The usual way is to use the Windows unattended installation tools to create an
image which has everything included - I'm assuming this is how this is
supposed to be used. IT in your organization just puts a prepared image on
your computer. That imshr will automatically have everything you need
installed including this plugin and its registry changes.

I've scrolled down the install guide and there seems to be also a PS script
that sets up the registry keys for you so you can probably do remote
unattended install as well.

------
solatic
> After GCPW installation, the device appears in the Admin console Windows
> device list after the user signs in with their Google Account for the first
> time.

We use G Suite at work (legacy decision) and it really kills me just how
poorly the G Suite product team seems to understand enrollment and
authorization workflows.

No, I don't want to allow every device to register itself into the device
list. If I'm managing installations of organization-owned devices, then I want
to pre-register the device into a device whitelist that I maintain before I
allow that device unfettered access to protected resources.

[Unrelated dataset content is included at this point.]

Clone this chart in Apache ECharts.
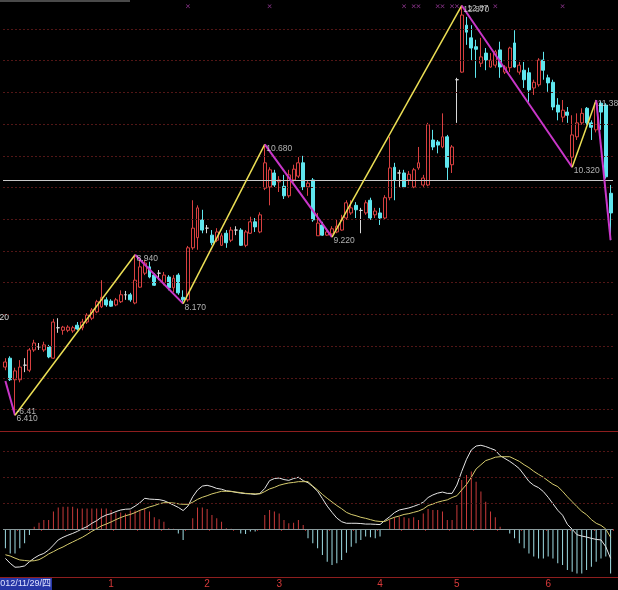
<!DOCTYPE html>
<html><head><meta charset="utf-8">
<script src="https://cdn.jsdelivr.net/npm/echarts@6/dist/echarts.min.js"></script>
<style>html,body{margin:0;padding:0;background:#000;}#c{width:618px;height:590px;}</style>
</head><body><div id="c"></div>
<script>
// ---- daily candles: [open, close, low, high] ----
const candles = [
[7.17,7.25,7.12,7.31],[7.31,6.97,6.95,7.34],[6.97,7.11,6.41,7.16],[6.97,7.17,6.93,7.28],[7.20,7.20,7.09,7.31],
[7.12,7.44,7.09,7.47],[7.44,7.55,7.41,7.60],[7.49,7.49,7.44,7.55],[7.44,7.52,7.41,7.57],[7.49,7.33,7.31,7.52],
[7.31,7.88,7.30,7.93],[7.79,7.79,7.71,7.94],[7.75,7.80,7.68,7.82],[7.75,7.80,7.72,7.83],[7.74,7.79,7.71,7.82],
[7.83,7.77,7.75,7.88],[7.79,7.88,7.75,7.93],[7.88,7.99,7.85,8.02],[7.94,8.07,7.91,8.10],[8.04,8.20,8.02,8.23],
[8.12,8.27,8.10,8.54],[8.23,8.15,8.12,8.27],[8.21,8.13,8.12,8.24],[8.15,8.23,8.13,8.26],[8.20,8.31,8.18,8.38],
[8.31,8.31,8.23,8.37],[8.31,8.23,8.20,8.34],[8.18,8.54,8.16,8.94],[8.43,8.75,8.42,8.86],[8.65,8.81,8.62,8.86],
[8.75,8.59,8.57,8.83],[8.62,8.46,8.45,8.65],[8.65,8.65,8.54,8.70],[8.50,8.62,8.46,8.67],[8.59,8.42,8.38,8.62],
[8.42,8.57,8.35,8.62],[8.62,8.34,8.31,8.65],[8.27,8.23,8.17,8.38],[8.23,9.05,8.20,9.08],[9.05,9.36,9.02,9.80],
[9.21,9.68,9.02,9.72],[9.49,9.33,9.28,9.65],[9.36,9.36,9.28,9.41],[9.25,9.13,9.09,9.33],[9.17,9.30,9.14,9.36],
[9.09,9.24,9.08,9.28],[9.28,9.13,9.05,9.33],[9.17,9.33,9.14,9.38],[9.33,9.33,9.25,9.39],[9.33,9.09,9.08,9.36],
[9.09,9.30,9.06,9.33],[9.28,9.46,9.27,9.54],[9.46,9.38,9.30,9.52],[9.30,9.57,9.28,9.61],[9.99,10.39,9.96,10.68],
[10.01,10.28,9.72,10.32],[10.23,10.04,10.01,10.28],[10.09,10.12,9.93,10.18],[10.02,9.87,9.82,10.20],[9.87,10.20,9.84,10.28],
[10.12,10.29,10.09,10.36],[10.18,10.39,10.15,10.48],[10.39,10.01,9.96,10.50],[10.01,10.07,9.87,10.12],[10.12,9.49,9.46,10.15],
[9.24,9.44,9.24,9.60],[9.41,9.25,9.24,9.46],[9.25,9.30,9.24,9.36],[9.27,9.35,9.22,9.39],[9.30,9.39,9.28,9.49],
[9.33,9.49,9.32,9.57],[9.52,9.76,9.49,9.80],[9.60,9.68,9.57,9.80],[9.72,9.65,9.52,9.77],[9.64,9.64,9.28,9.68],
[9.60,9.76,9.57,9.80],[9.80,9.52,9.49,9.84],[9.57,9.63,9.52,9.68],[9.60,9.52,9.41,9.68],[9.52,9.84,9.50,9.88],
[9.84,10.31,9.80,10.80],[10.32,10.12,9.80,10.39],[10.23,10.23,10.01,10.28],[10.23,10.01,9.99,10.28],[10.12,10.21,10.04,10.26],
[10.01,10.28,9.99,10.31],[10.31,10.39,10.28,10.64],[10.04,10.15,10.01,10.20],[10.04,10.99,10.02,11.02],[10.75,10.64,10.59,10.91],
[10.72,10.67,10.54,10.75],[10.64,10.80,10.62,11.17],[10.80,10.32,10.12,10.83],[10.36,10.64,10.23,10.67],[11.70,11.70,11.02,11.73],
[11.82,12.72,11.81,12.87],[12.56,12.45,12.25,12.69],[12.36,12.20,12.01,12.56],[12.22,12.18,11.73,12.33],[11.96,12.06,11.90,12.36],
[12.12,12.01,11.85,12.20],[11.90,12.01,11.89,12.12],[11.93,12.14,11.89,12.17],[12.17,11.90,11.73,12.30],[11.82,11.90,11.79,11.93],
[11.89,12.20,11.82,12.22],[12.28,11.90,11.89,12.48],[11.82,11.93,11.78,11.98],[11.85,11.70,11.57,11.98],[11.81,11.54,11.35,11.89],
[11.57,11.66,11.46,11.70],[11.62,12.01,11.59,12.04],[12.01,11.85,11.70,12.14],[11.73,11.65,11.51,11.78],[11.66,11.27,11.22,11.70],
[11.30,11.19,11.06,11.41],[11.11,11.22,11.03,11.38],[11.19,11.14,11.02,11.27],[10.48,10.83,10.32,11.14],[10.80,11.02,10.75,11.17],
[11.02,11.17,10.99,11.25],[11.25,11.02,10.99,11.27],[11.02,10.95,10.75,11.06],[10.91,11.33,10.87,11.38],[11.33,11.19,10.91,11.36],
[11.30,10.17,10.14,11.33],[9.91,9.60,9.17,10.04]
];
// ---- zigzag turning points (bar index, price) ----
const zzIdx = [0, 2, 27, 37, 54, 68, 95, 118, 123, 126];
const zzVal = [6.95, 6.41, 8.94, 8.17, 10.68, 9.22, 12.87, 10.32, 11.38, 9.17];
const zzLabeled = [false, true, true, true, true, true, true, true, true, false];
// ---- signal marks along the top ----
const signalIdx = [38, 55, 83, 85, 86, 90, 91, 93, 94, 102, 116];
const signalLevel = 12.86;
// ---- reference / grid levels ----
const refPrice = 10.12;
const priceGrid = [6.5, 7, 7.5, 8, 8.5, 9, 9.5, 10, 10.5, 11, 11.5, 12, 12.5];
// ---- MACD ----
const hist = [
-0.074,-0.094,-0.094,-0.074,-0.055,-0.023,0.009,0.024,0.035,0.035,
0.067,0.083,0.086,0.086,0.086,0.079,0.079,0.079,0.079,0.079,
0.079,0.079,0.073,0.063,0.063,0.060,0.071,0.071,0.073,0.079,
0.067,0.045,0.037,0.028,0.003,0.001,-0.017,-0.042,0.000,0.041,
0.083,0.083,0.077,0.054,0.041,0.028,0.003,0.001,-0.002,-0.017,
-0.019,-0.010,-0.010,-0.002,0.054,0.073,0.067,0.060,0.035,0.022,
0.024,0.035,0.015,-0.036,-0.055,-0.074,-0.100,-0.126,-0.138,-0.132,
-0.119,-0.091,-0.068,-0.055,-0.042,-0.029,-0.032,-0.036,-0.029,-0.004,
0.035,0.045,0.047,0.045,0.041,0.045,0.035,0.060,0.077,0.073,
0.073,0.067,0.035,0.035,0.092,0.188,0.208,0.221,0.182,0.144,
0.105,0.067,0.045,0.009,-0.004,-0.017,-0.036,-0.055,-0.074,-0.094,
-0.106,-0.113,-0.113,-0.106,-0.113,-0.132,-0.138,-0.158,-0.164,-0.171,
-0.171,-0.158,-0.145,-0.126,-0.113,-0.106,-0.171];
const dif = [
-0.113,-0.132,-0.147,-0.146,-0.142,-0.126,-0.112,-0.101,-0.094,-0.081,
-0.062,-0.042,-0.032,-0.024,-0.017,-0.009,0.001,0.009,0.022,0.032,
0.045,0.054,0.059,0.067,0.073,0.076,0.077,0.088,0.101,0.118,
0.115,0.114,0.113,0.109,0.101,0.092,0.083,0.071,0.088,0.124,
0.150,0.165,0.168,0.163,0.156,0.153,0.147,0.145,0.141,0.138,
0.136,0.135,0.133,0.137,0.156,0.186,0.194,0.196,0.190,0.187,
0.194,0.199,0.186,0.178,0.163,0.145,0.117,0.088,0.064,0.042,
0.028,0.022,0.022,0.022,0.021,0.019,0.019,0.018,0.017,0.033,
0.047,0.063,0.073,0.077,0.081,0.087,0.094,0.103,0.121,0.131,
0.138,0.142,0.137,0.137,0.169,0.221,0.268,0.304,0.319,0.322,
0.317,0.310,0.303,0.282,0.271,0.260,0.247,0.232,0.208,0.183,
0.168,0.159,0.144,0.122,0.097,0.072,0.053,0.018,-0.001,-0.022,
-0.027,-0.031,-0.036,-0.040,-0.042,-0.068,-0.113];
const dea = [
-0.099,-0.104,-0.112,-0.119,-0.121,-0.123,-0.122,-0.118,-0.108,-0.096,
-0.087,-0.077,-0.069,-0.059,-0.050,-0.041,-0.032,-0.021,-0.009,0.001,
0.012,0.019,0.027,0.036,0.044,0.051,0.056,0.063,0.072,0.078,
0.085,0.090,0.097,0.101,0.101,0.100,0.097,0.095,0.095,0.103,
0.114,0.122,0.128,0.135,0.140,0.145,0.145,0.144,0.142,0.140,
0.137,0.136,0.135,0.135,0.144,0.154,0.160,0.168,0.173,0.177,
0.179,0.182,0.182,0.182,0.165,0.150,0.133,0.118,0.104,0.090,
0.078,0.064,0.056,0.051,0.045,0.041,0.036,0.031,0.029,0.029,
0.038,0.045,0.050,0.056,0.059,0.064,0.069,0.077,0.090,0.096,
0.103,0.108,0.112,0.121,0.128,0.150,0.171,0.199,0.231,0.247,
0.263,0.269,0.276,0.278,0.278,0.278,0.269,0.260,0.247,0.236,
0.222,0.210,0.199,0.185,0.172,0.163,0.145,0.124,0.105,0.086,
0.068,0.055,0.036,0.022,0.014,0.000,-0.032];
const macdGrid = [0.1, 0.2, 0.3];
// ---- x axis ----
const categories = candles.map((_, i) => String(i));
const monthIdx = [22, 42, 57, 78, 94, 113];
const monthLabels = ['1', '2', '3', '4', '5', '6'];
const dateText = '2012/11/29/四';
const edgeLabel = '7.920';

const RED = '#d84040', CYAN = '#5fe6ee', GRIDC = '#521616';
const FONT = '"Liberation Sans", Arial, "Noto Sans CJK SC", sans-serif';

const candleData = candles.map(d => d[0] === d[1]
  ? {value: d, itemStyle: {color: '#d8d8d8', color0: '#d8d8d8', borderColor: '#d8d8d8', borderColor0: '#d8d8d8'}}
  : d);

const zzSeries = [];
for (let k = 0; k < zzIdx.length - 1; k++) {
  const up = zzVal[k + 1] > zzVal[k];
  zzSeries.push({
    type: 'line', xAxisIndex: 0, yAxisIndex: 0, z: 5,
    data: [[zzIdx[k], zzVal[k]], [zzIdx[k + 1], zzVal[k + 1]]],
    showSymbol: false, symbol: 'none', silent: true,
    lineStyle: {color: up ? '#ecdf55' : '#c936c9', width: up ? 1.5 : 2}
  });
}
const labelData = [];
zzIdx.forEach((ix, k) => { if (zzLabeled[k]) labelData.push({value: [ix, zzVal[k]], label: {formatter: zzVal[k].toFixed(3)}}); });
labelData.push({value: [zzIdx[6], zzVal[6]], label: {formatter: zzVal[6].toFixed(2), position: [6, -1]}});
labelData.push({value: [zzIdx[1], zzVal[1]], label: {formatter: '-' + zzVal[1].toFixed(2), position: [2, -7]}});

const chart = echarts.init(document.getElementById('c'), null, {renderer: 'canvas'});
chart.setOption({
  backgroundColor: '#000',
  animation: false,
  grid: [
    {left: 3, width: 610, top: 0, height: 430},
    {left: 3, width: 610, top: 432, height: 145}
  ],
  xAxis: [
    {type: 'category', gridIndex: 0, data: categories, boundaryGap: true, show: false},
    {type: 'category', gridIndex: 1, data: categories, boundaryGap: true,
     axisLine: {show: false},
     axisTick: {show: true, length: 2, lineStyle: {color: '#a02828'}, interval: (i) => i % 5 === 3},
     axisLabel: {show: true, color: '#d83a3a', fontSize: 10, fontFamily: FONT, margin: 2,
       interval: (i) => monthIdx.indexOf(i) >= 0,
       formatter: (v, i) => { const k = monthIdx.indexOf(i); return k >= 0 ? monthLabels[k] : ''; }},
     splitLine: {show: false}}
  ],
  yAxis: [
    {type: 'value', gridIndex: 0, min: 6.178, max: 12.957, show: false, splitLine: {show: false}},
    {type: 'value', gridIndex: 1, min: -0.1846, max: 0.373, show: false, splitLine: {show: false}}
  ],
  series: [
    {type: 'candlestick', xAxisIndex: 0, yAxisIndex: 0, data: candleData, barWidth: 3.4, z: 3,
     itemStyle: {color: '#000', color0: CYAN, borderColor: RED, borderColor0: CYAN, borderWidth: 1},
     markLine: {silent: true, symbol: 'none', animation: false, label: {show: false},
       data: priceGrid.map(v => ({yAxis: v, lineStyle: {color: GRIDC, type: [2, 2], width: 1}}))
         .concat([{yAxis: refPrice, lineStyle: {color: '#c8c8c8', type: 'solid', width: 1}}])}},
    ...zzSeries,
    {type: 'scatter', xAxisIndex: 0, yAxisIndex: 0, z: 6, symbolSize: 1, silent: true,
     itemStyle: {color: 'rgba(0,0,0,0)'},
     label: {show: true, position: [2, 0], align: 'left', verticalAlign: 'top', color: '#dcdcdc', fontSize: 8.5, fontFamily: FONT},
     data: labelData},
    {type: 'scatter', xAxisIndex: 0, yAxisIndex: 0, z: 6, silent: true,
     symbol: 'path://M0,1L1,0L5,4L9,0L10,1L6,5L10,9L9,10L5,6L1,10L0,9L4,5Z', symbolSize: 4,
     itemStyle: {color: '#c44ac4'},
     data: signalIdx.map(i => [i, signalLevel])},
    {type: 'bar', xAxisIndex: 1, yAxisIndex: 1, data: hist, barWidth: 1,
     itemStyle: {color: (p) => p.value >= 0 ? '#c83a3a' : '#9fdde4'},
     markLine: {silent: true, symbol: 'none', animation: false, label: {show: false},
       data: macdGrid.map(v => ({yAxis: v, lineStyle: {color: GRIDC, type: [2, 2], width: 1}}))
         .concat([{yAxis: 0, lineStyle: {color: '#8a9a9c', type: 'solid', width: 1}}])}},
    {type: 'line', xAxisIndex: 1, yAxisIndex: 1, data: dif, showSymbol: false, symbol: 'none', z: 4,
     lineStyle: {color: '#e6e6e6', width: 1}},
    {type: 'line', xAxisIndex: 1, yAxisIndex: 1, data: dea, showSymbol: false, symbol: 'none', z: 4,
     lineStyle: {color: '#d6cc6e', width: 1}}
  ],
  graphic: [
    {type: 'rect', shape: {x: 0, y: 0, width: 130, height: 2}, style: {fill: '#4a4a4a'}, silent: true},
    {type: 'line', shape: {x1: 0, y1: 431.5, x2: 618, y2: 431.5}, style: {stroke: '#8e1e1e', lineWidth: 1}, silent: true},
    {type: 'line', shape: {x1: 0, y1: 577.5, x2: 618, y2: 577.5}, style: {stroke: '#8e1e1e', lineWidth: 1}, silent: true},
    {type: 'rect', shape: {x: 0, y: 578, width: 52, height: 12}, style: {fill: '#2636a6'}, silent: true},
    {type: 'text', x: 51, y: 584, silent: true,
     style: {text: dateText, fill: '#dfe2ff', font: '9px ' + FONT, align: 'right', verticalAlign: 'middle'}},
    {type: 'text', x: 9, y: 318, silent: true,
     style: {text: edgeLabel, fill: '#dcdcdc', font: '8.5px ' + FONT, align: 'right', verticalAlign: 'middle'}}
  ]
});
</script></body></html>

This is right up there with other dumb moves like requiring AWS roles to be
added per-user for SAML login and functionally being unable to setup G Suite
as an OIDC IdP for Kubernetes because G Suite refuses to expose group
membership (or even more importantly, transitive group membership) to service
providers.

If Google uses G Suite internally then I have zero idea how they manage to
actually get anything done, unless they have a lot of in-house automation that
they haven't open-sourced. It doesn't make sense unless they're not eating
their own dogfood.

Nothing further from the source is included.